_REQUIRED TASK_
Quote every line of the data below as it stands, omitting pictures.

»»

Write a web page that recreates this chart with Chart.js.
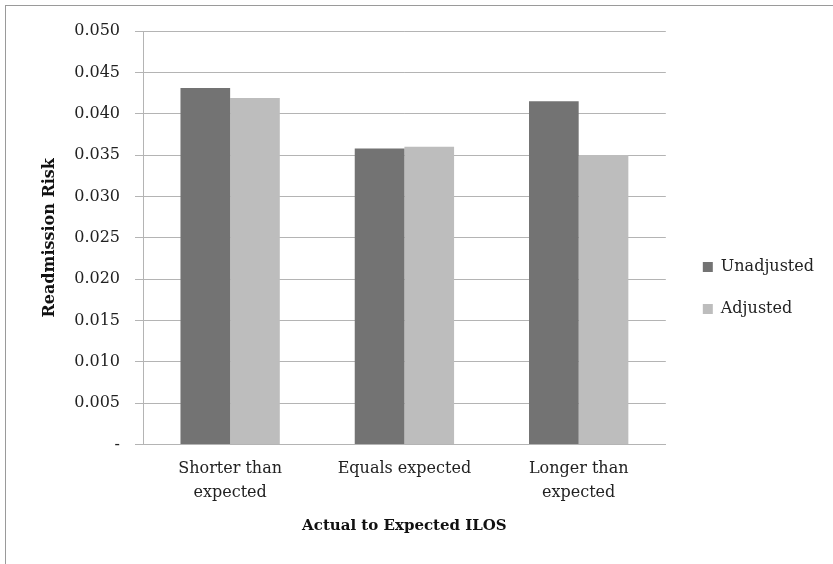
<!DOCTYPE html>
<html>
<head>
<meta charset="utf-8">
<script src="https://cdn.jsdelivr.net/npm/chart.js@4.4.1/dist/chart.umd.min.js"></script>
<style>
  html, body { margin: 0; padding: 0; background: #fff; }
  #wrap {
    position: absolute; left: 0; top: 0; width: 833px; height: 564px;
    box-sizing: border-box;
  }
  #frame {
    position: absolute; left: 5px; top: 5px; right: 0; bottom: 0;
    border-left: 1px solid #9a9a9a; border-top: 1px solid #9a9a9a;
    pointer-events: none;
  }
  canvas { display: block; }
</style>
</head>
<body>
<div id="wrap">
  <canvas id="chart" width="833" height="564"></canvas>
  <div id="frame"></div>
</div>
<script>
// Readmission risk by actual-to-expected ILOS group
const categories = [["Shorter than", "expected"], "Equals expected", ["Longer than", "expected"]];
const unadjusted = [0.0431, 0.0358, 0.0415];
const adjusted = [0.0419, 0.0360, 0.0350];
const yTicks = [0, 0.005, 0.010, 0.015, 0.020, 0.025, 0.030, 0.035, 0.040, 0.045, 0.050];

const serif = "'DejaVu Serif', serif";
const gridGray = '#b4b4b4';

// Nudge the legend block a little away from the plot area
const legendOffset = {
  id: 'legendOffset',
  afterLayout(chart) {
    const l = chart.legend;
    if (!l) return;
    l.left += 11; l.right += 11;
    l.top += 5; l.bottom += 5;
  }
};

new Chart(document.getElementById('chart'), {
  type: 'bar',
  data: {
    labels: categories,
    datasets: [
      { label: 'Unadjusted', data: unadjusted, backgroundColor: '#737373', borderWidth: 0 },
      { label: 'Adjusted', data: adjusted, backgroundColor: '#bdbdbd', borderWidth: 0 }
    ]
  },
  plugins: [legendOffset],
  options: {
    responsive: false,
    animation: false,
    devicePixelRatio: 1,
    layout: { padding: { left: 40, top: 31, right: 20, bottom: 29 } },
    datasets: { bar: { categoryPercentage: 0.57, barPercentage: 1.0 } },
    plugins: {
      tooltip: { enabled: false },
      legend: {
        position: 'right',
        align: 'center',
        labels: {
          boxWidth: 10,
          boxHeight: 10,
          padding: 26,
          color: '#222',
          font: { family: serif, size: 16 }
        }
      }
    },
    scales: {
      x: {
        grid: { display: false, drawTicks: false },
        border: { display: true, color: gridGray, width: 1 },
        ticks: { color: '#222', padding: 13, font: { family: serif, size: 16, lineHeight: 1.45 } },
        title: {
          display: true,
          text: 'Actual to Expected ILOS',
          color: '#111',
          font: { family: serif, size: 15, weight: 'bold' },
          padding: { top: 0, bottom: 0 }
        }
      },
      y: {
        min: 0,
        max: 0.05,
        afterBuildTicks: (scale) => { scale.ticks = yTicks.map(v => ({ value: v })); },
        grid: { color: gridGray, lineWidth: 1, tickLength: 8, drawTicks: true },
        border: { display: true, color: gridGray, width: 1 },
        ticks: {
          color: '#222',
          padding: 15,
          font: { family: serif, size: 16 },
          callback: (v) => v === 0 ? '-' : Number(v).toFixed(3)
        },
        title: {
          display: true,
          text: 'Readmission Risk',
          color: '#111',
          font: { family: serif, size: 16, weight: 'bold' },
          padding: { top: 0, bottom: 0 }
        }
      }
    }
  }
});
</script>
</body>
</html>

««

_RESPONSE TO THE EXERCISE_
Write a web page that recreates this chart with Chart.js.
<!DOCTYPE html>
<html>
<head>
<meta charset="utf-8">
<script src="https://cdn.jsdelivr.net/npm/chart.js@4.4.1/dist/chart.umd.min.js"></script>
<style>
  html, body { margin: 0; padding: 0; background: #fff; }
  #wrap {
    position: absolute; left: 0; top: 0; width: 833px; height: 564px;
    box-sizing: border-box;
  }
  #frame {
    position: absolute; left: 5px; top: 5px; right: 0; bottom: 0;
    border-left: 1px solid #9a9a9a; border-top: 1px solid #9a9a9a;
    pointer-events: none;
  }
  canvas { display: block; }
</style>
</head>
<body>
<div id="wrap">
  <canvas id="chart" width="833" height="564"></canvas>
  <div id="frame"></div>
</div>
<script>
// Readmission risk by actual-to-expected ILOS group
const categories = [["Shorter than", "expected"], "Equals expected", ["Longer than", "expected"]];
const unadjusted = [0.0431, 0.0358, 0.0415];
const adjusted = [0.0419, 0.0360, 0.0350];
const yTicks = [0, 0.005, 0.010, 0.015, 0.020, 0.025, 0.030, 0.035, 0.040, 0.045, 0.050];

const serif = "'DejaVu Serif', serif";
const gridGray = '#b4b4b4';

// Nudge the legend block a little away from the plot area
const legendOffset = {
  id: 'legendOffset',
  afterLayout(chart) {
    const l = chart.legend;
    if (!l) return;
    l.left += 11; l.right += 11;
    l.top += 5; l.bottom += 5;
  }
};

new Chart(document.getElementById('chart'), {
  type: 'bar',
  data: {
    labels: categories,
    datasets: [
      { label: 'Unadjusted', data: unadjusted, backgroundColor: '#737373', borderWidth: 0 },
      { label: 'Adjusted', data: adjusted, backgroundColor: '#bdbdbd', borderWidth: 0 }
    ]
  },
  plugins: [legendOffset],
  options: {
    responsive: false,
    animation: false,
    devicePixelRatio: 1,
    layout: { padding: { left: 40, top: 31, right: 20, bottom: 29 } },
    datasets: { bar: { categoryPercentage: 0.57, barPercentage: 1.0 } },
    plugins: {
      tooltip: { enabled: false },
      legend: {
        position: 'right',
        align: 'center',
        labels: {
          boxWidth: 10,
          boxHeight: 10,
          padding: 26,
          color: '#222',
          font: { family: serif, size: 16 }
        }
      }
    },
    scales: {
      x: {
        grid: { display: false, drawTicks: false },
        border: { display: true, color: gridGray, width: 1 },
        ticks: { color: '#222', padding: 13, font: { family: serif, size: 16, lineHeight: 1.45 } },
        title: {
          display: true,
          text: 'Actual to Expected ILOS',
          color: '#111',
          font: { family: serif, size: 15, weight: 'bold' },
          padding: { top: 0, bottom: 0 }
        }
      },
      y: {
        min: 0,
        max: 0.05,
        afterBuildTicks: (scale) => { scale.ticks = yTicks.map(v => ({ value: v })); },
        grid: { color: gridGray, lineWidth: 1, tickLength: 8, drawTicks: true },
        border: { display: true, color: gridGray, width: 1 },
        ticks: {
          color: '#222',
          padding: 15,
          font: { family: serif, size: 16 },
          callback: (v) => v === 0 ? '-' : Number(v).toFixed(3)
        },
        title: {
          display: true,
          text: 'Readmission Risk',
          color: '#111',
          font: { family: serif, size: 16, weight: 'bold' },
          padding: { top: 0, bottom: 0 }
        }
      }
    }
  }
});
</script>
</body>
</html>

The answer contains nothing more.